Manual vs Automatic: Know What You’re Buying
Five-speed manual cars are more desirable and already command a premium. The Getrag gearbox itself is robust, but worn clutches, tired hydraulics, and abused synchros are common at this age. A notchy second gear or slipping under load is a sign the car has lived a hard life.
Automatics are less engaging and hold less collector appeal, but they can still be solid drivers if serviced. Harsh shifts or delayed engagement point to internal wear, and rebuilding costs can quickly exceed the car’s market value. If you’re chasing long-term upside, manuals are the safer bet.
Cooling Systems and Electricals: Typical ’90s GM Weak Points
Overheating is the silent killer of LQ1 engines. Check radiator condition, plastic end tanks, and cooling fans, and make sure the temperature stays stable in traffic. A car that runs hot or smells sweet after a drive is waving a red flag.
Electrically, expect brittle connectors, aging sensors, and occasional dash gremlins. None of this is exotic or impossible to fix, but it does affect value. A fully sorted electrical system adds real confidence and separates a good driver from a constant project.
Suspension, Brakes, and Chassis Integrity
The Z34’s FE3 sport suspension was legitimately tuned, but most examples are now riding on worn bushings and tired dampers. Clunks over bumps or vague turn-in usually mean the suspension hasn’t been refreshed in decades. Budget for control arm bushings, struts, and rear links if they’re original.
Brakes are straightforward GM hardware, but warped rotors and seized calipers are common. None of this kills a deal, but it should influence your offer. A Z34 that feels tight and composed is worth paying extra for.

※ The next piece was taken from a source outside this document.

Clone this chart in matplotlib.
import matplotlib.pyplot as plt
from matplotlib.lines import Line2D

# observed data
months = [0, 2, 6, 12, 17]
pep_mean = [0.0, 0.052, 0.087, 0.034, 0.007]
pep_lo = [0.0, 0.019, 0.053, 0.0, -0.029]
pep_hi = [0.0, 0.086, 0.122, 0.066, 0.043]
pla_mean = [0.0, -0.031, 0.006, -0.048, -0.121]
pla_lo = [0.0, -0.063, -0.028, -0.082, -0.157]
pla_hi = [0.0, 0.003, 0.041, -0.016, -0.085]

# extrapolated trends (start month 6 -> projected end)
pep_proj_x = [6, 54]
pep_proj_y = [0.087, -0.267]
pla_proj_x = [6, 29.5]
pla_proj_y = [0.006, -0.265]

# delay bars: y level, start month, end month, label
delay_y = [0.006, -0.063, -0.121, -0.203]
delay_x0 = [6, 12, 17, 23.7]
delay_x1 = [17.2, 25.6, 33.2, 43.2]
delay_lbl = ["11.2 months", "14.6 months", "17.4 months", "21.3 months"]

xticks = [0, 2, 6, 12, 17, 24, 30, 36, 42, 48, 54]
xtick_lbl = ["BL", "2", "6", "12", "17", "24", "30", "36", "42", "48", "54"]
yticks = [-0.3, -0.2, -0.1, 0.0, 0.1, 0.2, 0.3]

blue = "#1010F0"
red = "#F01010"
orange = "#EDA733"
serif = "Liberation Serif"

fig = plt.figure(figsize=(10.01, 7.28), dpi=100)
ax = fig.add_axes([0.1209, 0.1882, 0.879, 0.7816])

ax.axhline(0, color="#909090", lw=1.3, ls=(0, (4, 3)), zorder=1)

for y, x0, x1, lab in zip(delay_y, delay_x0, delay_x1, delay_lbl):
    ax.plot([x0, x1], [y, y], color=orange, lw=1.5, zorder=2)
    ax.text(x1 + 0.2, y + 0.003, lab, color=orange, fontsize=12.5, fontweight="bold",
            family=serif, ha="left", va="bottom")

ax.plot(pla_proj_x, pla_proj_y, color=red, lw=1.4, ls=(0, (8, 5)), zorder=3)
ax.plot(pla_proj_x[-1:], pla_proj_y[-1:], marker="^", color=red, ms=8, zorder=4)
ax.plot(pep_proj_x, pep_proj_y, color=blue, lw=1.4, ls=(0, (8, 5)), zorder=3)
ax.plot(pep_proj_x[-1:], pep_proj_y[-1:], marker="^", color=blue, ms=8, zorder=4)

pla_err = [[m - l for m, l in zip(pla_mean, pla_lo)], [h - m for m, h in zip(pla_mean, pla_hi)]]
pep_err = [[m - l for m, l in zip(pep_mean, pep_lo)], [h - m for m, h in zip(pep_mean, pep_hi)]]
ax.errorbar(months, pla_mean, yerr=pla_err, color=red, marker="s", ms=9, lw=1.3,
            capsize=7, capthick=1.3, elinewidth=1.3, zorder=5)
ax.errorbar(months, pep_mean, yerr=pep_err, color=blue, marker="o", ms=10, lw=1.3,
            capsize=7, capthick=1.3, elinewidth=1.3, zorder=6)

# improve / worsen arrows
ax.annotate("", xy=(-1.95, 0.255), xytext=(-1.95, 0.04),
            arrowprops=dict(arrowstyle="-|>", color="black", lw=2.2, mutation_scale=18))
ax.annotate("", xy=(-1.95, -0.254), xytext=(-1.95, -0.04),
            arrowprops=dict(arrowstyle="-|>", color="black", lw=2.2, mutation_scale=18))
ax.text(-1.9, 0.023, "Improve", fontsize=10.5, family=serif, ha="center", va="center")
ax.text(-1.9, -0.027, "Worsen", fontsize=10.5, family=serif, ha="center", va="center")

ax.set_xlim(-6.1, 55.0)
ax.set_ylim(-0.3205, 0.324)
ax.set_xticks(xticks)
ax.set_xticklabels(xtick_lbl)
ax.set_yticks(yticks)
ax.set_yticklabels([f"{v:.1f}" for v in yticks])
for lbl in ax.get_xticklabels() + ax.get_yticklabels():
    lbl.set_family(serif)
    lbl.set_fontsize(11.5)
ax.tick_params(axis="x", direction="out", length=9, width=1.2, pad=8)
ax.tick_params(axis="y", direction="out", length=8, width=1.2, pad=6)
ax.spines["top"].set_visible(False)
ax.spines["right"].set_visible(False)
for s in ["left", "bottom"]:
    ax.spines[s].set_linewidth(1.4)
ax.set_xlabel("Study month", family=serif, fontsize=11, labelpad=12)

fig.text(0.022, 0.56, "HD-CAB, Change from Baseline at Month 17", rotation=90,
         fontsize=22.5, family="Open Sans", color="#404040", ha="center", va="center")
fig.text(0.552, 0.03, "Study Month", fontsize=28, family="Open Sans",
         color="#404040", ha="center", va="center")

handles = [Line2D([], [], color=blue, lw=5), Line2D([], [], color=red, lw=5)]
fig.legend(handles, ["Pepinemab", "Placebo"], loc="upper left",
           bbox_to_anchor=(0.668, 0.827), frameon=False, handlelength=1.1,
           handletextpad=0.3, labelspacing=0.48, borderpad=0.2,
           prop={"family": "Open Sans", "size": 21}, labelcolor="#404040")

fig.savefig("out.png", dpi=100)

Interior Condition and Originality Matter More Than You Think
Interior plastics, seat bolsters, and digital displays do not age gracefully. Finding clean, uncracked dashboards and intact Z34-specific trim is getting harder every year. Replacement parts are not always easy to source, and poor interiors drag down values fast.
Original wheels, factory body cladding, and unmodified engine bays matter to collectors. Period-correct upgrades are acceptable for drivers, but heavy modifications limit future upside. Stock, well-kept cars are already separating themselves in the market.

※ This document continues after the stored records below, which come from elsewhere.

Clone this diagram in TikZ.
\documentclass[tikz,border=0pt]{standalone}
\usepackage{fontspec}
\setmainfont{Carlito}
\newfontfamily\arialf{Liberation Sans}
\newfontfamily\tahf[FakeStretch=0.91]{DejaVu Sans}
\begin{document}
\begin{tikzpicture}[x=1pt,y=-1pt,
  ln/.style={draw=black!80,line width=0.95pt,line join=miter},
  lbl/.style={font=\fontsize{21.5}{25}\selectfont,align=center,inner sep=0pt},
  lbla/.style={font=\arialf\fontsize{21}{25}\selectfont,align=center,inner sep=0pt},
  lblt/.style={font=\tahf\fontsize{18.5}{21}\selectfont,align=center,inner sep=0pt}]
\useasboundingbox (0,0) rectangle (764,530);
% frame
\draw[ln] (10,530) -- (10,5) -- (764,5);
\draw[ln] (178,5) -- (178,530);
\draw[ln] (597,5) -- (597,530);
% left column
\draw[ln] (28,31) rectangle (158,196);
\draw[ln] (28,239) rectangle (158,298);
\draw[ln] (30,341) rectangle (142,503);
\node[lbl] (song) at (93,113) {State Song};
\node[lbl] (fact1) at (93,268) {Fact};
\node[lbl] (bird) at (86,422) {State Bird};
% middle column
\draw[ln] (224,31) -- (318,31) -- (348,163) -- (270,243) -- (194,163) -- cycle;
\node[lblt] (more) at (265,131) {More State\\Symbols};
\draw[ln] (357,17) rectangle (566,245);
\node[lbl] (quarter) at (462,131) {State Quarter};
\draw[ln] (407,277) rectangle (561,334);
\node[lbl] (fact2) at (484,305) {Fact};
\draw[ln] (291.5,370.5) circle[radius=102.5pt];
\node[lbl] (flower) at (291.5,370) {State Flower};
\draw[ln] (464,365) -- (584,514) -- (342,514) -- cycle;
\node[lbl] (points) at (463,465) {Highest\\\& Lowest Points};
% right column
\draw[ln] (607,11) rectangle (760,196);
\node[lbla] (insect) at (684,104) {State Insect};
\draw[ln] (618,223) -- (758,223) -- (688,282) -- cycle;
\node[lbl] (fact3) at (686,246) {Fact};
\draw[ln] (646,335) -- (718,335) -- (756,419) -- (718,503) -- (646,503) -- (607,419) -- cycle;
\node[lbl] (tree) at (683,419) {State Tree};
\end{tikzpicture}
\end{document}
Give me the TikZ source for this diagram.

Rust, Bodywork, and the Cars You Should Walk Away From
Rust isn’t universal, but northern cars can hide corrosion in rocker panels, rear subframes, and door bottoms. Poor repaint jobs, mismatched panels, or missing Z34-specific trim usually indicate a hard past. These cars rarely make financial sense to restore.
If a Z34 needs paint, interior, engine work, and suspension all at once, it’s no longer a bargain. You’re better off paying more upfront for a clean example than trying to save a rough one. Restoration costs climb faster than values.
Pricing Reality and the Smart Buy Today
Driver-quality Z34s still trade in the affordable range, while clean, documented manual cars are quietly climbing. Condition and originality now matter more than mileage alone. The market is rewarding honest, well-kept cars and ignoring tired ones.
The smartest buys are lightly used, unmodified examples with service history, even if they cost more initially. These are the cars most likely to hold value and deliver stress-free ownership. Cheap Z34s are tempting, but they’re rarely cheap for long.
Final Verdict: Buy the Best One You Can Afford
The Chevrolet Lumina Z34 is still undervalued, but the window for truly great deals is narrowing. As nostalgia builds and attrition continues, clean examples will only get harder to find. This is a car that rewards patience, inspection, and realism.
If you want a distinctive 1990s performance sedan with real character and limited downside, the Z34 remains a smart buy today. Just remember: condition is king, documentation is gold, and the best cars are worth waiting for.